What Is a Better Business Bureau? How Can It Help
A Better Business Bureau (BBB) is a private, nonprofit organization that provides services and programs to assist consumers and businesses. The focus of a Bureau's activities is to promote an ethical marketplace by encouraging honest advertising and selling practices, and alternative dispute resolution. The services and programs offered by your Better Business Bureau can help you be a more informed, knowledgeable and satisfied consumer.
What Services Does a Bureau Offer Consumers?
Committed to the principles that fair business practices are good for both buyer and seller, and that the vast majority of buyers and sellers are honest and responsible, a Better Business Bureau:
Collects and reports information to help prospective buyers make informed decisions.
Develops programs to encourage firms to regulate their own advertising and selling practices.
Serves as a neutral third party to help settle marketplace disputes.
The BBB helps consumers directly by:
Providing information about a company, particularly whether or not there are unanswered or unsettled complaints, or other problems.
Providing information about charities and other organizations that are seeking donations.
Helping resolve a buyer/seller complaint against a company, including mediation and arbitration services in many instances.
Disseminating accurate consumer information so wise buying decisions can be made. The BBB also helps consumers indirectly by:
Fostering ethical advertising and selling practices.
Monitoring advertising and selling practices, and seeking corrections and improvements where appropriate.
Alerting consumers about fraudulent and harmful practices in the marketplace, and cooperating with appropriate law enforcement agencies.
Providing consumer information to news media, such as radio, television, newspapers and other print media.
Publishing and disseminating pamphlets and books on a wide variety of topics of interest to consumers and businesses, to enable them to make informed marketplace decisions.
What Information Does a Bureau Give Out About Companies?
Bureau reports on companies are based on information in the Bureau's file. Generally, a report will contain:
Information about the length of time the company has been in business or know to the Bureau.
A summary of the company's complaint history or other experience.
Information developed through special Bureau investigations.

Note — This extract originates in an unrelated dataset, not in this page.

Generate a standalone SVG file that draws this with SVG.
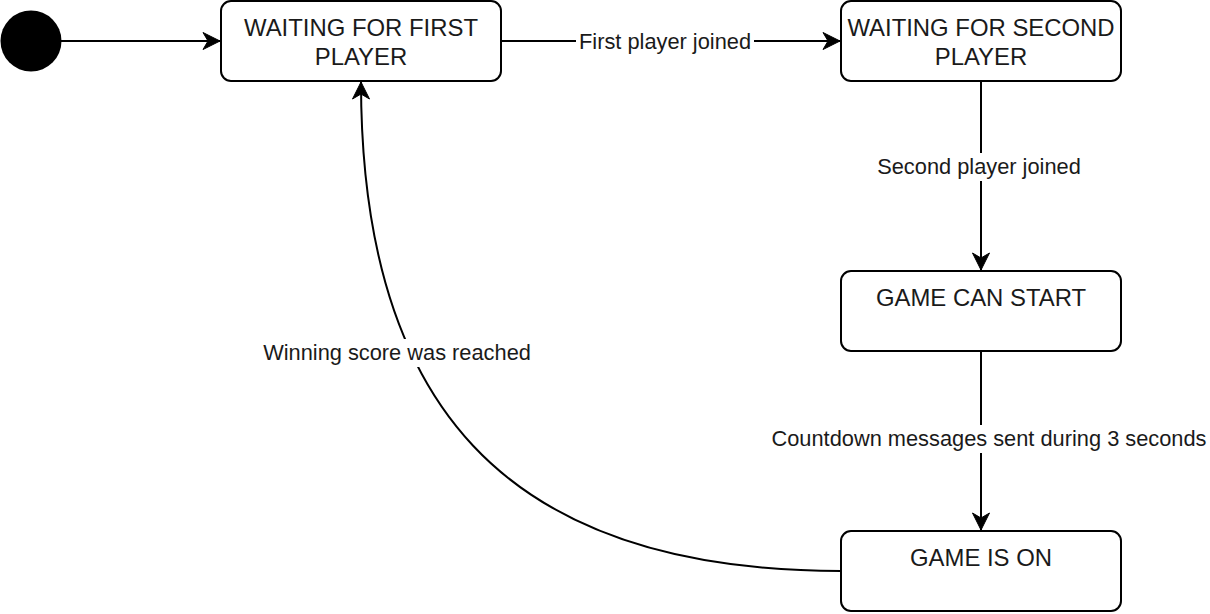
<svg xmlns="http://www.w3.org/2000/svg" width="1210" height="614" viewBox="0 0 1210 614">
<style>
.node rect{fill:#fff;stroke:#000;stroke-width:2}
.nt{font-family:"Liberation Sans",Arial,sans-serif;font-size:23.9px;fill:#1a1a1a;text-anchor:middle}
.edge{fill:none;stroke:#000;stroke-width:2}
.lbl{font-family:"Liberation Sans",Arial,sans-serif;font-size:21.8px;fill:#1a1a1a;text-anchor:middle}
.bg{fill:#fff}
</style>
<defs>
<marker id="arr" markerUnits="userSpaceOnUse" markerWidth="20" markerHeight="20" viewBox="-18 -10 20 20" refX="0" refY="0" orient="auto">
<path d="M0,0 L-17,-8.5 L-12,0 L-17,8.5 Z" fill="#000" stroke="#000" stroke-width="1" stroke-linejoin="miter"/>
</marker>
</defs>
<g id="start"><circle cx="31" cy="41" r="30.5" fill="#000"/></g>
<g id="edges">
<path class="edge" d="M61,41 H220" marker-end="url(#arr)"/>
<path class="edge" d="M501,41 H840" marker-end="url(#arr)"/>
<path class="edge" d="M981,81 V270" marker-end="url(#arr)"/>
<path class="edge" d="M981,351 V530" marker-end="url(#arr)"/>
<path class="edge" d="M841,571 C500,571 361,400 361,82" marker-end="url(#arr)"/>
<g id="edge-labels">
<rect class="bg" x="576" y="28" width="178" height="26"/>
<text class="lbl" x="665" y="49">First player joined</text>
<rect class="bg" x="873" y="153" width="212" height="28"/>
<text class="lbl" x="979" y="174">Second player joined</text>
<rect class="bg" x="766" y="425" width="446" height="28"/>
<text class="lbl" x="989" y="446">Countdown messages sent during 3 seconds</text>
<rect class="bg" x="259" y="339" width="276" height="28"/>
<text class="lbl" x="397" y="360">Winning score was reached</text>
</g>
</g>
<g id="waiting-first" class="node"><rect x="221" y="1" width="280" height="80" rx="10"/><text class="nt" x="361" y="36">WAITING FOR FIRST</text><text class="nt" x="361" y="65">PLAYER</text></g>
<g id="waiting-second" class="node"><rect x="841" y="1" width="280" height="80" rx="10"/><text class="nt" x="981" y="36">WAITING FOR SECOND</text><text class="nt" x="981" y="65">PLAYER</text></g>
<g id="game-can-start" class="node"><rect x="841" y="271" width="280" height="80" rx="10"/><text class="nt" x="981" y="306">GAME CAN START</text></g>
<g id="game-is-on" class="node"><rect x="841" y="531" width="280" height="80" rx="10"/><text class="nt" x="981" y="566">GAME IS ON</text></g>
</svg>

Bureaus also have the option of reporting whether the company is a Bureau member, or participates in any special Bureau programs such as alternative dispute resolution. Bureaus do not compare one company against another, do not give legal advice or make recommendations.
What Is a Bureau Member?
Bureau members are companies that meet the Bureau's standards for membership, agree to support the BBB's principles of ethical business practices and voluntary self-regulation, and have accepted the Bureau's invitation to join. Bureau members provide most of the funding to support the Bureau's programs, staff and activities. It is important to know that Bureaus provide reports about, and handle complaints against, both members and non-members on an even-handed basis. In addition, a Bureau is neutral and may not be used as a reference by any company.